Mauno Koivisto was president from 1982 to 1994, following the quarter-century autocratic rule of Urho Kekkonen. He finally stepped down due to ill health, including apparent dementia.

VB: Windy job prospects, watchdog eyes Yle

Vasabladet, a Swedish-language paper from the west coast, leads off with news that the Danish wind power company Vestas will be hiring 10 more people in the Ostrobothnian region. They'll be helping to build 34 new-generation wind turbines in Ömossa, near Kristinestad on the west coast.

That news, while welcome for the town, pales in comparison to Wednesday's announcement that Valmet Automotive will be hiring more than 1,000 people this spring for its car plant further down the coast in Uusikaupunki.

Vasabladet also notes that Finland's Council for Mass Media (JSN) is to weigh in on Thursday about whether the Finnish Broadcasting Company (Yle) violated good journalistic practices in its coverage of the state-owned mining company Terrafame last autumn.
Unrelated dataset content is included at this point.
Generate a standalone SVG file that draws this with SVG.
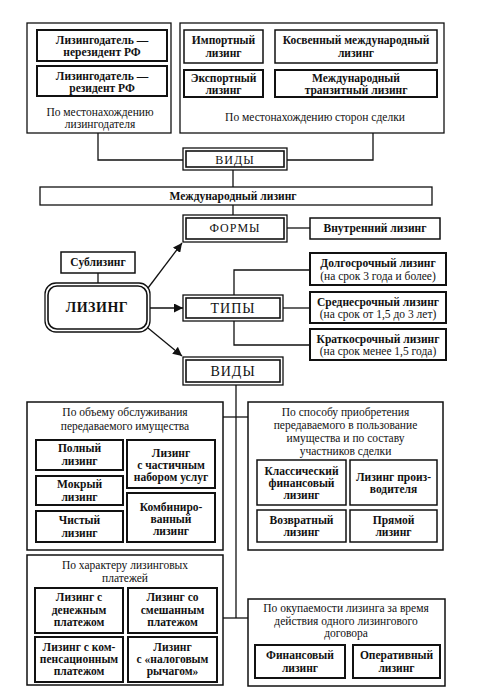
<svg xmlns="http://www.w3.org/2000/svg" width="501" height="700" viewBox="0 0 501 700">
<defs>
<style>
.c{fill:none;stroke:#111;stroke-width:1.3}
.ct{fill:#fff;stroke:#111;stroke-width:1.3}
.bx{fill:#fff;stroke:#111;stroke-width:1.5}
.bk{fill:#fff;stroke:#111;stroke-width:2}
.in{fill:none;stroke:#111;stroke-width:1.6}
.r,.b,.h,.hl,.ll{font-family:'Liberation Serif';fill:#111;text-anchor:middle}
.r{font-size:11.5px}
.b{font-size:11.5px;font-weight:bold}
.h{font-size:12px;letter-spacing:1px}
.hl{font-size:14px;letter-spacing:1px}
.ll{font-size:14px;font-weight:bold;letter-spacing:0.5px}
</style>
<marker id="ar" viewBox="0 0 10 10" refX="10" refY="5" markerWidth="9" markerHeight="9" markerUnits="userSpaceOnUse" orient="auto">
<path d="M0,0 L10,5 L0,10 z" fill="#111"/>
</marker>
</defs>
<rect width="501" height="700" fill="#fff"/>

<g id="connectors">
<polyline class="c" points="98,133 98,160 183,160"/>
<polyline class="c" points="373,133 373,160 287,160"/>
<line class="c" x1="233" y1="170" x2="233" y2="187"/>
<line class="c" x1="233" y1="205" x2="233" y2="215"/>
<line class="c" x1="287" y1="228" x2="310" y2="228"/>
<line class="c" x1="98" y1="273" x2="98" y2="283"/>
<line class="c" x1="148" y1="288" x2="182" y2="243" marker-end="url(#ar)"/>
<line class="c" x1="150" y1="308" x2="183" y2="308" marker-end="url(#ar)"/>
<line class="c" x1="148" y1="328" x2="182" y2="356" marker-end="url(#ar)"/>
<polyline class="c" points="310,270 234,270 234,345 310,345"/>
<line class="c" x1="283" y1="308" x2="310" y2="308"/>
<line class="c" x1="236" y1="385" x2="236" y2="618"/>
<line class="c" x1="223" y1="417" x2="248" y2="417"/>
<line class="c" x1="223" y1="618" x2="248" y2="618"/>
</g>

<g id="lessor-location">
<rect class="ct" x="27" y="23" width="144" height="110"/>
<text class="r" x="100" y="115.5">По местонахождению</text>
<text class="r" x="100" y="128">лизингодателя</text>
</g>
<g id="nonresident">
<rect class="bk" x="37" y="30" width="130" height="31"/>
<text class="b" x="102" y="44">Лизингодатель —</text>
<text class="b" x="102" y="56">нерезидент РФ</text>
</g>
<g id="resident">
<rect class="bk" x="37" y="66" width="130" height="30"/>
<text class="b" x="102" y="80">Лизингодатель —</text>
<text class="b" x="102" y="92">резидент РФ</text>
</g>

<g id="parties-location">
<rect class="ct" x="180" y="23" width="264" height="110"/>
<text class="r" x="315" y="121">По местонахождению сторон сделки</text>
</g>
<g id="import">
<rect class="bx" x="184" y="30" width="79" height="33"/>
<text class="b" x="223.5" y="44">Импортный</text>
<text class="b" x="223.5" y="57">лизинг</text>
</g>
<g id="indirect">
<rect class="bx" x="275" y="30" width="162" height="33"/>
<text class="b" x="356" y="44">Косвенный международный</text>
<text class="b" x="356" y="57">лизинг</text>
</g>
<g id="export">
<rect class="bk" x="184" y="70" width="79" height="27"/>
<text class="b" x="223.5" y="82">Экспортный</text>
<text class="b" x="223.5" y="94">лизинг</text>
</g>
<g id="transit">
<rect class="bk" x="275" y="70" width="162" height="27"/>
<text class="b" x="356" y="82">Международный</text>
<text class="b" x="356" y="94">транзитный лизинг</text>
</g>

<g id="vidy-top">
<rect class="ct" x="183" y="148" width="104" height="22"/>
<rect class="in" x="186" y="151" width="98" height="16"/>
<text class="h" x="235" y="164">ВИДЫ</text>
</g>
<g id="international">
<rect class="ct" x="40" y="187" width="392" height="18"/>
<text class="b" x="233" y="200">Международный лизинг</text>
</g>
<g id="formy">
<rect class="ct" x="183" y="215" width="104" height="27"/>
<rect class="in" x="186" y="218" width="98" height="21"/>
<text class="h" x="235" y="232">ФОРМЫ</text>
</g>
<g id="domestic">
<rect class="bx" x="310" y="218" width="130" height="21"/>
<text class="b" x="375" y="232">Внутренний лизинг</text>
</g>

<g id="sublease">
<rect class="bx" x="61" y="252" width="74" height="21"/>
<text class="b" x="98" y="266">Сублизинг</text>
</g>
<g id="leasing">
<rect class="ct" x="45" y="283" width="105" height="49" rx="11"/>
<rect class="in" x="48" y="286" width="99" height="43" rx="9"/>
<text class="ll" x="97" y="312">ЛИЗИНГ</text>
</g>

<g id="tipy">
<rect class="ct" x="183" y="295" width="100" height="26"/>
<rect class="in" x="186" y="298" width="94" height="20"/>
<text class="hl" x="233" y="313">ТИПЫ</text>
</g>
<g id="long-term">
<rect class="bk" x="310" y="253" width="136" height="32"/>
<text class="b" x="378" y="267">Долгосрочный лизинг</text>
<text class="r" x="378" y="280">(на срок 3 года и более)</text>
</g>
<g id="mid-term">
<rect class="bk" x="310" y="292" width="136" height="31"/>
<text class="b" x="378" y="306">Среднесрочный лизинг</text>
<text class="r" x="378" y="318">(на срок от 1,5 до 3 лет)</text>
</g>
<g id="short-term">
<rect class="bk" x="310" y="329" width="136" height="31"/>
<text class="b" x="378" y="343">Краткосрочный лизинг</text>
<text class="r" x="378" y="355">(на срок менее 1,5 года)</text>
</g>

<g id="vidy">
<rect class="ct" x="183" y="357" width="100" height="28"/>
<rect class="in" x="186" y="360" width="94" height="22"/>
<text class="hl" x="233" y="376">ВИДЫ</text>
</g>

<g id="service-volume">
<rect class="bx" x="27" y="402" width="196" height="148"/>
<text class="r" x="125" y="416">По объему обслуживания</text>
<text class="r" x="125" y="430">передаваемого имущества</text>
</g>
<g id="full">
<rect class="bk" x="36" y="440" width="87" height="30"/>
<text class="b" x="79.5" y="452">Полный</text>
<text class="b" x="79.5" y="465">лизинг</text>
</g>
<g id="wet">
<rect class="bk" x="36" y="476" width="87" height="29"/>
<text class="b" x="79.5" y="488">Мокрый</text>
<text class="b" x="79.5" y="501">лизинг</text>
</g>
<g id="net">
<rect class="bk" x="36" y="511" width="87" height="31"/>
<text class="b" x="79.5" y="524">Чистый</text>
<text class="b" x="79.5" y="537">лизинг</text>
</g>
<g id="partial">
<rect class="bk" x="127" y="440" width="88" height="48"/>
<text class="b" x="171" y="457">Лизинг</text>
<text class="b" x="171" y="469">с частичным</text>
<text class="b" x="171" y="481">набором услуг</text>
</g>
<g id="combined">
<rect class="bk" x="127" y="493" width="88" height="49"/>
<text class="b" x="171" y="511">Комбиниро-</text>
<text class="b" x="171" y="523">ванный</text>
<text class="b" x="171" y="535">лизинг</text>
</g>

<g id="acquisition">
<rect class="bx" x="248" y="402" width="195" height="148"/>
<text class="r" x="345.5" y="416">По способу приобретения</text>
<text class="r" x="345.5" y="429">передаваемого в пользование</text>
<text class="r" x="345.5" y="442">имущества и по составу</text>
<text class="r" x="345.5" y="455">участников сделки</text>
</g>
<g id="classic">
<rect class="bx" x="257" y="460" width="89" height="45"/>
<text class="b" x="301.5" y="475">Классический</text>
<text class="b" x="301.5" y="487">финансовый</text>
<text class="b" x="301.5" y="499">лизинг</text>
</g>
<g id="producer">
<rect class="bx" x="350" y="460" width="87" height="45"/>
<text class="b" x="393.5" y="481">Лизинг произ-</text>
<text class="b" x="393.5" y="493">водителя</text>
</g>
<g id="return">
<rect class="bx" x="257" y="510" width="89" height="32"/>
<text class="b" x="301.5" y="524">Возвратный</text>
<text class="b" x="301.5" y="536">лизинг</text>
</g>
<g id="direct">
<rect class="bx" x="350" y="510" width="87" height="32"/>
<text class="b" x="393.5" y="524">Прямой</text>
<text class="b" x="393.5" y="536">лизинг</text>
</g>

<g id="payments">
<rect class="bx" x="27" y="555" width="196" height="130"/>
<text class="r" x="125" y="569">По характеру лизинговых</text>
<text class="r" x="125" y="581.5">платежей</text>
</g>
<g id="cash">
<rect class="bk" x="35" y="588" width="88" height="45"/>
<text class="b" x="79" y="601">Лизинг с</text>
<text class="b" x="79" y="614">денежным</text>
<text class="b" x="79" y="626">платежом</text>
</g>
<g id="mixed">
<rect class="bk" x="128" y="588" width="89" height="45"/>
<text class="b" x="172.5" y="601">Лизинг со</text>
<text class="b" x="172.5" y="614">смешанным</text>
<text class="b" x="172.5" y="626">платежом</text>
</g>
<g id="compensation">
<rect class="bk" x="35" y="637" width="88" height="45"/>
<text class="b" x="79" y="651">Лизинг с ком-</text>
<text class="b" x="79" y="663">пенсационным</text>
<text class="b" x="79" y="675">платежом</text>
</g>
<g id="tax-lever">
<rect class="bk" x="128" y="637" width="89" height="45"/>
<text class="b" x="172.5" y="651">Лизинг</text>
<text class="b" x="172.5" y="663">с «налоговым</text>
<text class="b" x="172.5" y="675">рычагом»</text>
</g>

<g id="payback">
<rect class="bx" x="248" y="599" width="197" height="87"/>
<text class="r" x="346" y="612">По окупаемости лизинга за время</text>
<text class="r" x="346" y="624.5">действия одного лизингового</text>
<text class="r" x="346" y="637">договора</text>
</g>
<g id="financial">
<rect class="bk" x="255" y="645" width="90" height="33"/>
<text class="b" x="300" y="659">Финансовый</text>
<text class="b" x="300" y="672">лизинг</text>
</g>
<g id="operating">
<rect class="bk" x="353" y="645" width="87" height="33"/>
<text class="b" x="396.5" y="659">Оперативный</text>
<text class="b" x="396.5" y="672">лизинг</text>
</g>
</svg>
The media watchdog is to take a stand on both whether Prime Minister Juha Sipilä improperly influenced the public broadcaster's reporting on his family's ties to the company, and whether Yle's management allowed external actors to make journalistic decisions in the case. The JSN has already considered the case once, declaring then that Yle had not violated the Finnish media sector's own journalistic guidelines.

MT: Energy and bird calls

Finally the national rural paper Maaseudun Tulevaisuus leads off with a guide for agricultural producers on how to save energy on their farms – and how to obtain EU funding for an energy audit. The paper’s website also prominently features a startling video of dreadlocked “bird whisperer” Andreas Hansson, who has learned to precisely mimic the songs of 120 bird species. Signs of spring indeed.